Rentabilité du commerce en ligne
A noter que tous les employés travaillant dans les points de vente sont diplômés du secteur de la santé et du bien-être. “Qu’ils soient pharmaciens, nutritionnistes ou dans l’esthétique, ils connaissent leur métier”, s’enorgueillit le CEO, qui accorde une grande importance à la professionnalisation de son entreprise. “On veut devenir le Decathlon de la parapharmacie. Un large assortiment de choix, des prix bas et la passion des collaborateurs.”

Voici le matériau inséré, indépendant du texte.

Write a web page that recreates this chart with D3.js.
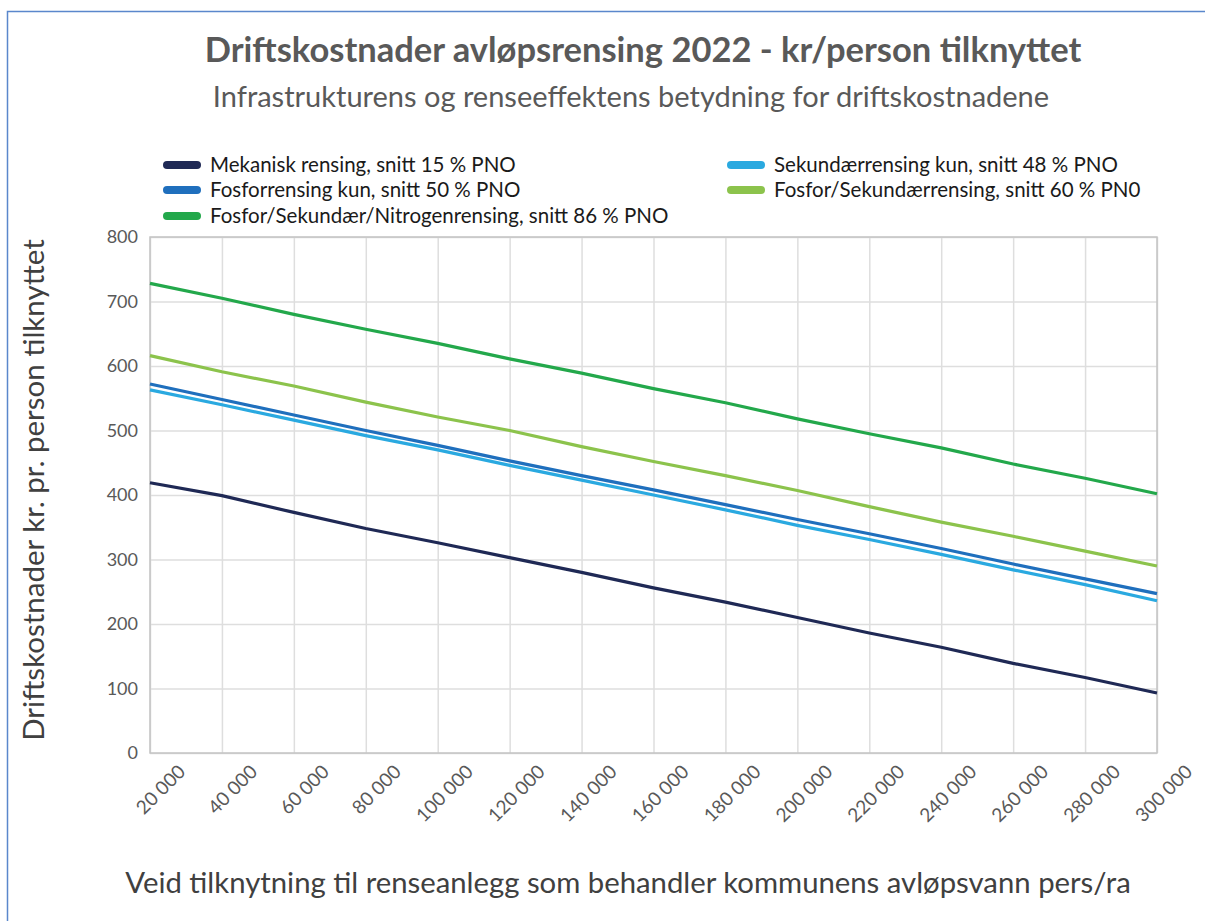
<!DOCTYPE html>
<html>
<head>
<meta charset="utf-8">
<script src="https://cdn.jsdelivr.net/npm/d3@7"></script>
<style>
  body { margin: 0; background: #fff; }
  svg { display: block; font-family: Lato, "Open Sans", sans-serif; }
</style>
</head>
<body>
<svg id="chart" width="1205" height="921"></svg>
<script>
// data
var population = [20000, 40000, 60000, 80000, 100000, 120000, 140000, 160000,
  180000, 200000, 220000, 240000, 260000, 280000, 300000];
var mekanisk     = [419, 399, 373, 348, 326, 303, 280, 256, 234, 210, 186, 164, 139, 117, 93];
var fosforKun    = [572, 548, 524, 500, 477, 453, 430, 408, 385, 362, 340, 317, 293, 270, 247];
var sekundaerKun = [563, 540, 516, 492, 470, 446, 423, 400, 377, 353, 331, 308, 284, 261, 236];
var fosforSek    = [616, 591, 569, 544, 521, 500, 475, 452, 430, 407, 382, 358, 336, 313, 290];
var fosforSekNit = [728, 705, 680, 657, 635, 611, 589, 565, 543, 518, 495, 473, 448, 426, 402];
var yTicks = [0, 100, 200, 300, 400, 500, 600, 700, 800];

var series = [
  {name: "Mekanisk rensing, snitt 15 % PNO", values: mekanisk, color: "#1f2955"},
  {name: "Fosforrensing kun, snitt 50 % PNO", values: fosforKun, color: "#1f6fbd"},
  {name: "Fosfor/Sekundær/Nitrogenrensing, snitt 86 % PNO", values: fosforSekNit, color: "#23a84b"},
  {name: "Sekundærrensing kun, snitt 48 % PNO", values: sekundaerKun, color: "#2aa9e0"},
  {name: "Fosfor/Sekundærrensing, snitt 60 % PN0", values: fosforSek, color: "#8cc34c"}
];

var svg = d3.select("#chart"),
  margin = {top: 237, right: 48, bottom: 168, left: 150},
  width = +svg.attr("width") - margin.left - margin.right,
  height = +svg.attr("height") - margin.top - margin.bottom;

// outer blue frame
svg.append("path")
  .attr("d", "M7.5,921 V11.5 H1205")
  .attr("fill", "none")
  .attr("stroke", "#5a87cc")
  .attr("stroke-width", 1.5);

var g = svg.append("g").attr("transform", "translate(" + margin.left + "," + margin.top + ")");

var x = d3.scaleLinear()
  .domain([20000, 300000])
  .range([0, width]);

var y = d3.scaleLinear()
  .domain([0, 800])
  .range([height, 0]);

// gridlines
g.append("g")
  .attr("class", "grid")
  .call(d3.axisLeft(y).tickValues(yTicks).tickSize(-width).tickFormat(""))
  .call(a => a.select(".domain").remove())
  .selectAll("line").attr("stroke", "#dedede").attr("stroke-width", 1.5);

g.append("g")
  .attr("class", "grid")
  .attr("transform", "translate(0," + height + ")")
  .call(d3.axisBottom(x).tickValues(population).tickSize(-height).tickFormat(""))
  .call(a => a.select(".domain").remove())
  .selectAll("line").attr("stroke", "#dedede").attr("stroke-width", 1.5);

// plot frame
g.append("rect")
  .attr("width", width)
  .attr("height", height)
  .attr("fill", "none")
  .attr("stroke", "#c4c4c4")
  .attr("stroke-width", 1.5);

// tick labels
var fmt = d => d3.format(",")(d).replace(/,/g, " ");

g.append("g")
  .call(d3.axisLeft(y).tickValues(yTicks).tickSize(0).tickPadding(12))
  .call(a => a.select(".domain").remove())
  .selectAll("text")
  .attr("fill", "#595959")
  .style("font-size", "18px")
  .style("font-family", "Lato, sans-serif");

g.append("g")
  .attr("transform", "translate(0," + height + ")")
  .call(d3.axisBottom(x).tickValues(population).tickSize(0).tickFormat(fmt))
  .call(a => a.select(".domain").remove())
  .selectAll("text")
  .attr("fill", "#595959")
  .style("font-size", "19px")
  .style("font-family", "Lato, sans-serif")
  .attr("text-anchor", "end")
  .attr("dy", null)
  .attr("y", 0)
  .attr("transform", "translate(36,20) rotate(-45)");

// lines
var line = d3.line()
  .x((d, i) => x(population[i]))
  .y(d => y(d));

g.append("g")
  .selectAll("path")
  .data(series)
  .enter().append("path")
  .attr("d", d => line(d.values))
  .attr("fill", "none")
  .attr("stroke", d => d.color)
  .attr("stroke-width", 3.2)
  .attr("stroke-linejoin", "round");

// titles
svg.append("text")
  .attr("x", 643)
  .attr("y", 62)
  .attr("text-anchor", "middle")
  .attr("fill", "#595959")
  .style("font-size", "34.5px")
  .style("font-weight", "bold")
  .text("Driftskostnader avløpsrensing 2022 - kr/person tilknyttet");

svg.append("text")
  .attr("x", 631)
  .attr("y", 107)
  .attr("text-anchor", "middle")
  .attr("fill", "#595959")
  .style("font-size", "29px")
  .text("Infrastrukturens og renseeffektens betydning for driftskostnadene");

svg.append("text")
  .attr("transform", "translate(44,490) rotate(-90)")
  .attr("text-anchor", "middle")
  .attr("fill", "#404040")
  .style("font-size", "29.5px")
  .text("Driftskostnader kr. pr. person tilknyttet");

svg.append("text")
  .attr("x", 628)
  .attr("y", 893)
  .attr("text-anchor", "middle")
  .attr("fill", "#404040")
  .style("font-size", "29.3px")
  .text("Veid tilknytning til renseanlegg som behandler kommunens avløpsvann pers/ra");

// legend
var legendPos = [[163, 165], [163, 190], [163, 216], [727, 165], [727, 190]];

var legend = svg.selectAll(".legend")
  .data(series)
  .enter().append("g")
  .attr("class", "legend")
  .attr("transform", (d, i) => "translate(" + legendPos[i][0] + "," + legendPos[i][1] + ")");

legend.append("line")
  .attr("x1", 4)
  .attr("x2", 34)
  .attr("stroke", d => d.color)
  .attr("stroke-width", 8)
  .attr("stroke-linecap", "round");

legend.append("text")
  .attr("x", 47)
  .attr("dy", "0.35em")
  .attr("fill", "#1a1a1a")
  .style("font-size", "20.5px")
  .text(d => d.name);
</script>
</body>
</html>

Une offre qui passe en outre aussi par la vente à distance. Le CEO tient beaucoup à la relation client et à ses magasins physiques mais, en tant que fervent défenseur de l’e-commerce – il a créé le premier supermarché alimentaire 100% en ligne en Belgique lorsqu’il était directeur général exécutif de Cora Belux –, il travaille naturellement au bon développement de sa plateforme online. “Proposer une offre omnicanale est essentiel mais il faut le faire intelligemment”, précise Cédric Antoine. Pas question de développer un service “qui détruit de la valeur”. L’un des premiers défis du CEO en arrivant à son poste fut d’ailleurs de développer la partie back office du commerce en ligne afin de maîtriser la chaîne logistique en amont. Aujourd’hui, l’activité est devenue rentable, représentant 5% des ventes. “Et on compte encore l’augmenter”, conclut le CEO.
Pénurie de médicaments, comment anticiper?
En 2022, plus de 3.000 médicaments ont connu des problèmes d’approvisionnement en Belgique. “C’est un sujet de santé publique problématique, expose Cédric Antoine, CEO de Medi-Market. Garantir la présence de produits en magasins semble basique mais c’est très important, encore plus lorsque cela concerne des médicaments.” Plusieurs raisons expliquent ces tensions dans l’approvisionnement. Par exemple, la forte pression à la baisse sur les prix des médicaments, la libre circulation des marchandises en Europe et des normes de qualité élevées qui exigent un processus de production très complexe.
“Tout le monde a sa part de responsabilité”, analyse le CEO qui met en évidence tant des problèmes d’anticipation que des facteurs exogènes sur lesquels les entreprises n’ont aucune prise. Afin d’améliorer la supply chain, le groupe coopère avec les industriels, histoire d’anticiper ses besoins et de garantir la disponibilité des produits. “La démarche paraît évidente mais c’est une forme de coopération qui n’a pas toujours été naturelle”, précise Cédric Antoine.